Symptoms of Dilated Cardiomyopathy in Dogs

Dilated cardiomyopathy in dogs is a condition which causes enlargement of the chambers of the heart. Dilated cardiomyopathy, or DCM, is very common, and is one of the primary causes of congestive heart failure in dogs. Here's what you should know about DCM.

Dilated Cardiomyopathy Explained

DCM is a condition in which the chambers of your dog's heart become dilated, or expand. The left ventricle of the heart is usually the most affected, though the disease can affect all four chambers of your dog's heart. The disease can cause heart arrhythmias and murmurs. It can also cause leakage around the valves of the heart, leading to the build up of fluids in the chest and abdominal cavities; when fluids build up around the heart, your dog is at risk for congestive heart failure.

Risk Factors for Dilated Cardiomyopathy in Dogs

Dilated cardiomyopathy is most common in the larger breeds of dog. Male dogs contract this disease more often than female dogs. Breeds prone to this disorder include:

  • Irish wolfhounds
  • Great Danes
  • Dalmatians
  • Portuguese water dogs
  • English and American cocker spaniels
  • Old English Sheepdogs
  • Newfoundlands
  • Saint Bernards

Most dogs develop this disease between four and ten years of age. DCM is a life threatening disease with a high mortality rate.

Causes of Dilated Cardimyopathy in Dogs

DCM is believed to be an hereditary condition in most dogs. However, some breeds, such as Dalmations, Cocker Spaniels and Golden Retrievers, can develop this condition due to dietary deficiencies.

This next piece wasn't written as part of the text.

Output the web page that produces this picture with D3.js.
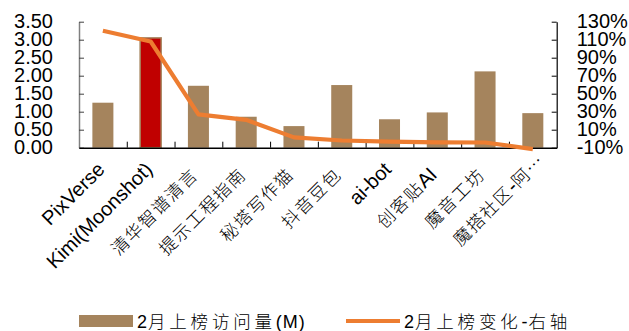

Symptoms of Dilated Cardiomyopathy in Dogs

If your dog develops dilated cardiomyopathy, he'll begin to tire very easily after only a small amount of exercise. He'll experience coughing and shortness of breath, often leading to collapse. He could appear lethargic and depressed and experience decreases in appetite. If fluid begins to build up in his chest or abdominal cavity, his abdomen could become distended.

Diagnosing Dilated Cardiomyopathy in Dogs

Your vet will need a complete medical history and thorough physical exam in order to diagnose dilated cardiomyopathy. Chest X-rays and EKGs can help your vet evaluate the extent of the damage to your dog's heart. Blood pressure measurements can help your vet determine how much strength your dog's heart beat retains. Ultrasounds and biochemical profiles can help your vet evaluate the extent of damage to your dog's other organs.

Treating Dilated Cardiomyopathy in Dogs

If your dog has developed congestive heart failure as a result of DCM, diuretics and enzyme inhibitors can help him expel the excess fluid. Your dog will need to make dietary changes; reducing sodium intake helps to relieve the symptoms of dilated cardiomyopathy, as does the use of nutritional supplements like L-carnitine or taurine. If your dog has developed arrhythmia, your vet may prescribe drugs to regulate the electrical impulses that control your dog's heart beat. Your vet can also prescribe medications, including enzyme and beta blockers, to prevent further damage to your dog's heart; these drugs are particularly effective if your dog's dilated cardiomyopathy is diagnosed early in its progression.